The Tinkerer (Phineas Mason) is a fictional character appearing in American comic books published by Marvel Comics. The character is usually depicted as an adversary of the superhero Spider-Man and the father of Rick Mason. The character was created by Stan Lee and Steve Ditko, and made his first appearance in The Amazing Spider-Man #2 (May 1963). The Tinkerer is generally depicted as a genius in engineering who is able to create gadgets and other devices from nothing more than spare parts left over from ordinary household appliances. While in his initial appearances he sought to personally eliminate Spider-Man, more recent storylines depict him under the employ of other supervillains, whom he supplies with his gadgets for their personal vendettas against Spider-Man or other heroes.

Since his introduction in comics, the character has been adapted into several other forms of media, such as animated television series and video games. The Tinkerer made his live-action debut in the Marvel Cinematic Universe film Spider-Man: Homecoming (2017), portrayed by Michael Chernus.

Publication history
The Tinkerer is a character that was created by Stan Lee and Steve Ditko, as part of the original publication of The Amazing Spider-Man and made his first initial appearance in The Amazing Spider-Man #2 (April 1963), opposing Spider-Man as a villain. It would, however, be several years before he would return, and made his second appearance in The Amazing Spider-Man #160 (September 1976), once again opposing Spider-Man in a losing effort.

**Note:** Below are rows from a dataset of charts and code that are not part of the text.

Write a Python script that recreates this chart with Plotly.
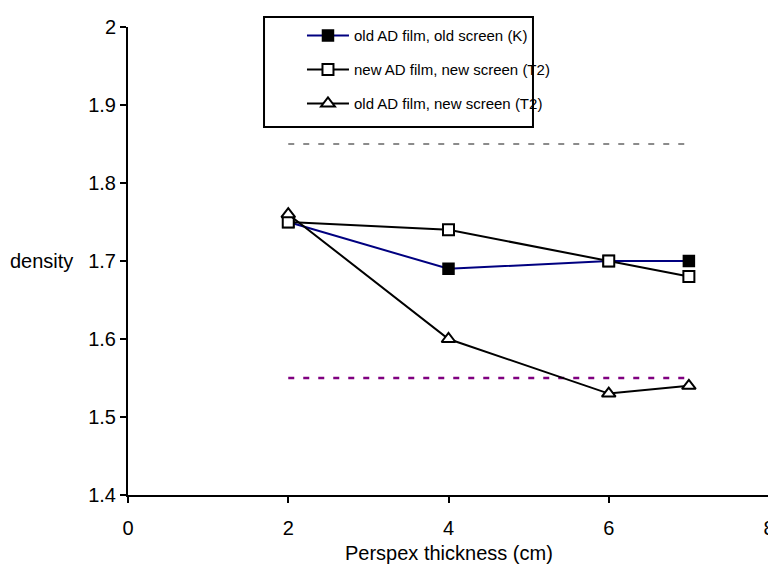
import plotly.graph_objects as go

thickness = [2, 4, 6, 7]
old_film_old_screen = [1.75, 1.69, 1.70, 1.70]
new_film_new_screen = [1.75, 1.74, 1.70, 1.68]
old_film_new_screen = [1.76, 1.60, 1.53, 1.54]

ref_x = [2, 7]
upper_limit = [1.85, 1.85]
lower_limit = [1.55, 1.55]

names = ["old AD film, old screen (K)",
         "new AD film, new screen (T2)",
         "old AD film, new screen (T2)"]

x_ticks = [0, 2, 4, 6, 8]
y_ticks = [1.4, 1.5, 1.6, 1.7, 1.8, 1.9, 2.0]
y_tick_text = ["1.4", "1.5", "1.6", "1.7", "1.8", "1.9", "2"]

fig = go.Figure()

fig.add_trace(go.Scatter(x=ref_x, y=upper_limit, mode="lines", showlegend=False,
                         line=dict(color="#666666", width=1.3, dash="6px,9px"),
                         hoverinfo="skip"))
fig.add_trace(go.Scatter(x=ref_x, y=lower_limit, mode="lines", showlegend=False,
                         line=dict(color="#800080", width=2.5, dash="6px,9px"),
                         hoverinfo="skip"))

fig.add_trace(go.Scatter(x=thickness, y=old_film_old_screen, mode="lines+markers",
                         name=names[0], legendgroup="a",
                         line=dict(color="#000080", width=2),
                         marker=dict(symbol="square", size=11, color="black",
                                     line=dict(color="black", width=1.5))))
fig.add_trace(go.Scatter(x=thickness, y=new_film_new_screen, mode="lines+markers",
                         name=names[1], legendgroup="b",
                         line=dict(color="black", width=2),
                         marker=dict(symbol="square", size=11, color="white",
                                     line=dict(color="black", width=2))))
fig.add_trace(go.Scatter(x=thickness, y=old_film_new_screen, mode="lines+markers",
                         name=names[2], legendgroup="c",
                         line=dict(color="black", width=2),
                         marker=dict(symbol="triangle-up", size=12, color="white",
                                     line=dict(color="black", width=2))))

font_family = "Liberation Sans, Arial, sans-serif"

# the page body adds an 8px offset, so the figure is 8px smaller and
# the left/top margins are reduced by 8px
fig.update_layout(
    width=768, height=557,
    margin=dict(l=120, r=7, t=19, b=70, autoexpand=False),
    paper_bgcolor="white", plot_bgcolor="white",
    font=dict(family=font_family, size=20, color="black"),
    showlegend=True,
    legend=dict(x=0.2683, y=1.021, xanchor="left", yanchor="top",
                bordercolor="rgba(0,0,0,0)", borderwidth=2,
                bgcolor="rgba(0,0,0,0)",
                font=dict(size=15), traceorder="grouped", tracegroupgap=11.5,
                itemwidth=42),
    shapes=[dict(type="rect", xref="paper", yref="paper",
                 x0=0.2122, x1=0.6318, y0=0.7863, y1=1.0214,
                 line=dict(color="black", width=2), fillcolor="white",
                 layer="above")],
    xaxis=dict(range=[0, 8], tickvals=x_ticks, showgrid=False, automargin=False,
               zeroline=False, showline=True, linecolor="black", linewidth=2,
               ticks="outside", ticklen=6, tickwidth=2, tickcolor="black",
               tickfont=dict(size=20), ticklabelstandoff=8,
               ticklabeloverflow="allow"),
    yaxis=dict(range=[1.4, 2.0], tickvals=y_ticks, ticktext=y_tick_text,
               showgrid=False, zeroline=False, showline=True, linecolor="black",
               automargin=False, linewidth=2, ticks="outside", ticklen=6,
               tickwidth=2, tickcolor="black", tickfont=dict(size=20)),
    annotations=[
        dict(text="density", xref="paper", yref="y", x=-0.0827, y=1.7,
             xanchor="right", yanchor="middle", showarrow=False,
             font=dict(size=20)),
        dict(text="Perspex thickness (cm)", xref="paper", yref="paper",
             x=0.5, y=-0.124, xanchor="center", yanchor="middle",
             showarrow=False, font=dict(size=20)),
    ],
)

fig.write_html("out.html")
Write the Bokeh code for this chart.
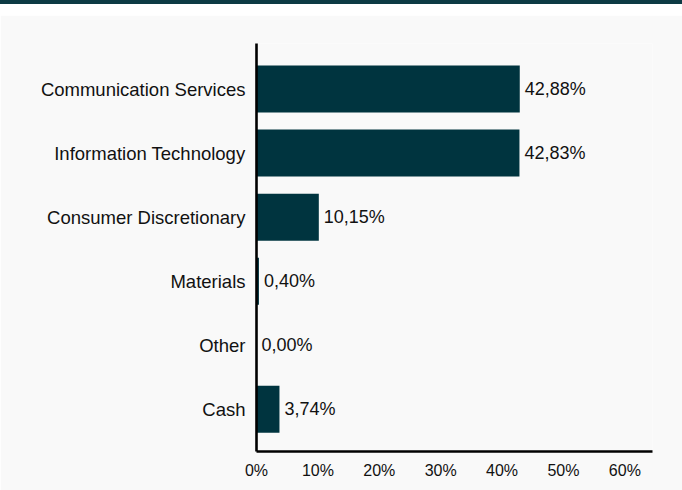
from bokeh.plotting import figure
from bokeh.models import Range1d, FixedTicker, ColumnDataSource, Div, Spacer
from bokeh.layouts import column
from bokeh.embed import file_html
from bokeh.resources import INLINE
from bokeh.core.properties import value

categories = ["Communication Services", "Information Technology", "Consumer Discretionary",
              "Materials", "Other", "Cash"]
weights = [42.88, 42.83, 10.15, 0.40, 0.00, 3.74]
x_ticks = [0, 10, 20, 30, 40, 50, 60]
x_tick_labels = ["0%", "10%", "20%", "30%", "40%", "50%", "60%"]

BAR = "#00343f"
BG = "#f9f9f9"
FONT = "Liberation Sans"
W = 682

idx = list(range(len(categories)))
labels = [f"{w:.2f}".replace(".", ",") + "%" for w in weights]
src = ColumnDataSource(dict(y=idx, w=weights, lab=labels, cat=categories))

p = figure(width=W, height=475, output_backend="svg", toolbar_location=None,
           x_range=Range1d(0, 64.5), y_range=Range1d(5.66, -0.712),
           min_border_left=256, min_border_right=30, min_border_top=28, min_border_bottom=39)
p.background_fill_color = BG
p.border_fill_color = BG
p.outline_line_color = None
p.grid.visible = False

p.hbar(y="y", left=0, right="w", height=0.734, source=src, color=BAR, line_color=None)
p.text(x="w", y="y", text="lab", source=src, x_offset=5, text_baseline="middle",
       text_align="left", text_font=value(FONT), text_font_size="18px", text_color="#111111")

for ax in (p.xaxis[0], p.yaxis[0]):
    ax.axis_line_color = "#000000"
    ax.axis_line_width = 2.6
    ax.major_tick_line_color = None
    ax.minor_tick_line_color = None
    ax.major_tick_out = 0
    ax.major_tick_in = 0
    ax.major_label_text_font = FONT
    ax.major_label_text_color = "#111111"

p.xaxis.ticker = FixedTicker(ticks=x_ticks)
p.xaxis.major_label_overrides = {t: l for t, l in zip(x_ticks, x_tick_labels)}
p.xaxis.major_label_text_font_size = "16px"
p.xaxis.major_label_standoff = 10

p.yaxis.ticker = FixedTicker(ticks=idx)
p.yaxis.major_label_overrides = {i: c for i, c in zip(idx, categories)}
p.yaxis.major_label_text_font_size = "18.5px"
p.yaxis.major_label_standoff = 11

top_line = Div(text="", width=W, height=4, margin=0, styles={"background-color": "#0d3a44"})
gap = Spacer(width=W, height=11, margin=0)

layout = column(top_line, gap, p, spacing=0)
open("out.html", "w").write(file_html(layout, INLINE))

The Tinkerer would be mentioned in The Amazing Spider-Man #182 (July 1978). This was his first mention in the publication as a supporting side character to the other villains.

Fictional character biography

Criminal career
Phineas Mason is a brilliant inventor and technician who designs advanced weaponry for criminals and sometimes undertakes crimes of his own. As "the Terrible Tinkerer", he runs an underground fix-it shop disguised as a radio repair shop. On at least one occasion, a potential customer gained the inventor's attention by presenting a transistor radio and telling Mason that "I've got a radio that just can't carry a tune". The Tinkerer's original scheme involved the employment of a team of petty has-been stuntmen and thugs. They specialized in placing bugs into radios and blackmailing state officials and politicians. The Tinkerer tried to present himself as an alien to confuse his pursuers by leaving behind a mask that looked like his face when he escaped from Spider-Man in a hovercraft shaped like a flying saucer.

The Tinkerer's next encounter with Spider-Man resulted in deploying the Toy, a hi-tech robot that serves as an assistant and lackey. The Toy also helped the Tinkerer escape from his hideout when raided by the police. The Tinkerer is known to have created the suit for Mysterio, a man that once worked as one of his alien-suited servants. Much later, he was hired by the Kingpin to rebuild the Spider-Mobile to destroy Spider-Man. The Tinkerer redesigned Rocket Racer's rocket-powered skateboard, designed the armed wheel-shaped Big Wheel vehicle, repaired the Goldbug's bug-ship., and designed some technological hardware so that Joseph Rambo can become Binary Bug. He robbed loan companies by using remote-controlled toys until stopped by Spider-Man. The Tinkerer also provided Whirlwind with improved armor and weaponry, provided Diamondback with new throwing diamonds, built the Grim Reaper's scythe-like weapon to go over where his right hand was, provided Mac Gargan with a modified scorpion tail during the "Acts of Vengeance" storyline, and even fixed Grizzly's exo-skeleton harness and grizzly suit. He has worked for Hammerhead (who was mentioned to have made Hammerhead's exoskeleton), the Beetle (who Tinkerer helped to make a new Beetle armor), the Black Cat (who received special equipment from him that enhanced her agility, senses, and strength), the Jack O'Lantern, Owl (who made special equipment for him), the Ani-Men, Jester (who made a number of gimmicks for him), and the Constrictor.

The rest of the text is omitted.